Here, a few of my favourite things:

-archie continuously flipping his long, orange locks, like one of charlie’s angels


-mickey getting so annoyed with the large, hairy she-devil at the next table who was boisterously balancing wine bottles on his/her very ample bosom, that he started throwing walnuts at his/her head (one question: Why did mickey have walnuts along? He was dressed as a cleaning lady.)

-männerballet (yup, that’s right, man ballet) which if you’ve ever seen top secret you’ll get the right idea…but without the super-sized balls.  Mickey’s nephew was one of the dancers, along with the son of another friend of mine.  Family and friends howled and cheered the guys on, as they twirled and pirouetted, hopped and leaped, while lifting and throwing each other around; all the while dressed as police officers (I still don’t know why).

And, the highlight (by far the funniest thing that I could understand) was a video spoof of ‘America’s Most Wanted’ (Aktenzeichen Ungelöst) re-enacting recent unsolved crimes in the area.  A nun (clearly not a real nun) is seen sneaking into the Hildegard herb garden of the nearby Hildegard of Bingen convent, heading over to the herbs and ripping them all frantically out.  In the process he disturbs another nun (clearly not a real nun) who is quietly meditating in the garden.  The thief runs out of the garden, his habit flying behind him (isn’t there a movie about this?) as he makes his great escape, arms full of herbs, into the woods.  A police man (apparently a real, neighbourhood bobby – judging by the audience’s reaction) just happens to be strolling past the convent garden (probably his regular beat) when he senses something amiss and gives chase.  To no avail, the thief is gone.

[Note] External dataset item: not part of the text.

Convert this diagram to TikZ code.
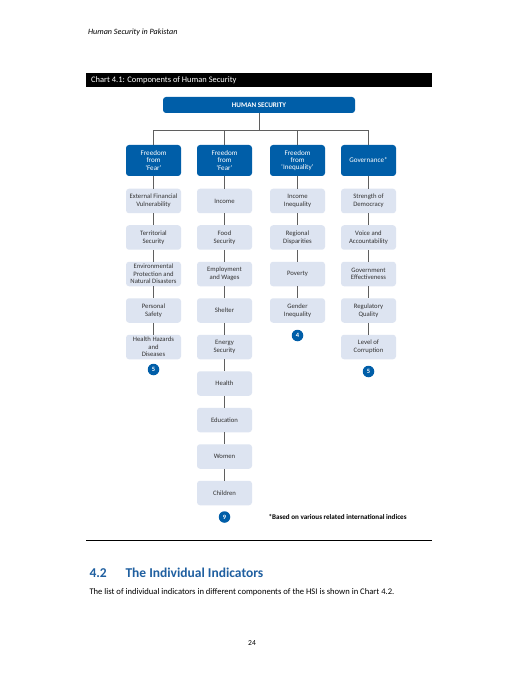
\documentclass[tikz,border=0pt]{standalone}
\usepackage{fontspec}
\setmainfont{Carlito}
\definecolor{hsblue}{RGB}{0,94,168}
\definecolor{hslight}{RGB}{221,228,241}
\definecolor{hsline}{RGB}{95,95,95}
\definecolor{headblue}{RGB}{31,95,160}
\tikzset{
  hsbox/.style={fill=hsblue, rounded corners=3pt, minimum width=192pt, minimum height=16pt,
    text=white, font=\fontsize{7.1}{8}\selectfont\bfseries, inner sep=0pt},
  dimbox/.style={fill=hsblue, rounded corners=3pt, minimum width=55pt, minimum height=31pt,
    text=white, align=center, font=\fontsize{7.1}{7.3}\selectfont, inner sep=1pt},
  indbox/.style={fill=hslight, rounded corners=3pt, minimum width=55pt, minimum height=24.5pt,
    text=black!80, align=center, font=\fontsize{6.7}{7.6}\selectfont, inner sep=1pt},
  badge/.style={circle, fill=hsblue, minimum size=11.5pt, inner sep=0pt,
    text=white, font=\fontsize{6.5}{7}\selectfont\bfseries},
  link/.style={draw=hsline, line width=0.9pt},
}
\begin{document}
\begin{tikzpicture}[x=1pt,y=-1pt]
\useasboundingbox[fill=white] (0,0) rectangle (504,684);
% page frame
\node[anchor=west, inner sep=0pt, font=\fontsize{8.1}{9}\selectfont\itshape] (runhead) at (88,32.7) {Human Security in Pakistan};
\fill[black] (86,73) rectangle (432,87.5);
\node[anchor=west, inner sep=0pt, text=white, font=\fontsize{8.45}{9}\selectfont] (title) at (91,80.5) {Chart 4.1: Components of Human Security};
% top
\node[hsbox] (hs) at (259,105) {HUMAN SECURITY};
\coordinate (split) at (259,130);
% components
\node[dimbox] (fear1) at (153.5,160.5) {Freedom\\from\\`Fear'};
\node[dimbox] (fear2) at (224.5,160.5) {Freedom\\from\\`Fear'};
\node[dimbox] (ineq) at (297.5,160.5) {Freedom\\from\\`Inequality'};
\node[dimbox] (gov) at (368.5,160.5) {Governance*};
% column 1
\node[indbox] (efv) at (153.5,201) {External Financial\\Vulnerability};
\node[indbox] (terr) at (153.5,237.5) {Territorial\\Security};
\node[indbox] (env) at (153.5,274) {Environmental\\Protection and\\Natural Disasters};
\node[indbox] (safe) at (153.5,310.5) {Personal\\Safety};
\node[indbox] (haz) at (153.5,347) {Health Hazards\\and\\Diseases};
\node[badge] (n1) at (153.5,369.5) {5};
% column 2
\node[indbox] (inc) at (224.5,201) {Income};
\node[indbox] (food) at (224.5,237.5) {Food\\Security};
\node[indbox] (emp) at (224.5,274) {Employment\\and Wages};
\node[indbox] (shel) at (224.5,310.5) {Shelter};
\node[indbox] (ener) at (224.5,347) {Energy\\Security};
\node[indbox] (hlth) at (224.5,383.5) {Health};
\node[indbox] (edu) at (224.5,420) {Education};
\node[indbox] (wom) at (224.5,456.5) {Women};
\node[indbox] (chil) at (224.5,493) {Children};
\node[badge] (n2) at (224.5,517) {9};
% column 3
\node[indbox] (incq) at (297.5,201) {Income\\Inequality};
\node[indbox] (reg) at (297.5,237.5) {Regional\\Disparities};
\node[indbox] (pov) at (297.5,274) {Poverty};
\node[indbox] (gend) at (297.5,310.5) {Gender\\Inequality};
\node[badge] (n3) at (297.5,335.5) {4};
% column 4
\node[indbox] (dem) at (368.5,201) {Strength of\\Democracy};
\node[indbox] (voice) at (368.5,237.5) {Voice and\\Accountability};
\node[indbox] (eff) at (368.5,274) {Government\\Effectiveness};
\node[indbox] (regq) at (368.5,310.5) {Regulatory\\Quality};
\node[indbox] (corr) at (368.5,347) {Level of\\Corruption};
\node[badge] (n4) at (368.5,371.5) {5};
% tree
\draw[link] (hs.south) -- (split);
\draw[link] (fear1.north) -- (fear1.north |- split) -- (gov.north |- split) -- (gov.north);
\draw[link] (fear2.north) -- (fear2.north |- split);
\draw[link] (ineq.north) -- (ineq.north |- split);
\draw[link] (fear1)--(efv)--(terr)--(env)--(safe)--(haz);
\draw[link] (fear2)--(inc)--(food)--(emp)--(shel)--(ener)--(hlth)--(edu)--(wom)--(chil);
\draw[link] (ineq)--(incq)--(reg)--(pov)--(gend);
\draw[link] (gov)--(dem)--(voice)--(eff)--(regq)--(corr);
\node[anchor=west, font=\fontsize{7.1}{8}\selectfont\bfseries] (note) at (265,517) {*Based on various related international indices};
% text below
\draw[line width=1pt] (86,540) -- (432,540);
\node[anchor=base west, text=headblue, font=\fontsize{13.5}{15}\selectfont\bfseries] (secno) at (86,577) {4.2};
\node[anchor=base west, text=headblue, font=\fontsize{13.5}{15}\selectfont\bfseries] (sectitle) at (122,577) {The Individual Indicators};
\node[anchor=base west, font=\fontsize{8.6}{10}\selectfont] (body) at (86,594) {The list of individual indicators in different components of the HSI is shown in Chart 4.2.};
\node[font=\fontsize{7.6}{8}\selectfont] (pageno) at (252,643) {24};
\end{tikzpicture}
\end{document}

Next scene: the neighbourhood building centre, where on every Saturday a bratwurst truck is setup selling to the lunchtime crowd.  Right next to it, on this particular Saturday, a nun (again, clearly not a real nun) is busy setting up a herb-selling stand.  A moment later the friendly, neighbourhood policeman happens to drive by.  He sees the nun, slams on his brakes, jumps out of the car, and with baton waving runs towards her.  The nun, notices the policeman, herbs go flying and they run off.  Break to mug shot of said nun…apparently some prominent person from the area (major hooting and hollering from crowd)…who knows.  But, during the chase and ensuing arrest, someone else entirely took off with the herb stash.  Case still unsolved.

It’s one am and slowly people get up, gather their fallen-off wigs and long-tossed-aside wands and weapons, and in mickey’s case, a plunger.  The floor is littered with feathery boa remnants and the long, wooden tables are messy with empty glasses and plates, and lots of sad, used up luftschlangen (literally translated as ‘air snakes’!). There are still two guys on stage doing a sketch about the high cost of parking metres on mainstreet, but nobody seems to be listening anymore.  Everyone is just plain exhausted from all the laughing, the singing… and the drinking.

Maybe at the end of the day (and long night), the point of carnival is for the community to come together; to plan and prepare and execute a night of merriment and laughter; to not take themselves or each other or politics too seriously, but to make fun and have fun…and to look silly.

Good, hometown fun…not my hometown, but that’s okay, they happily let me in. Or maybe they were just drunk.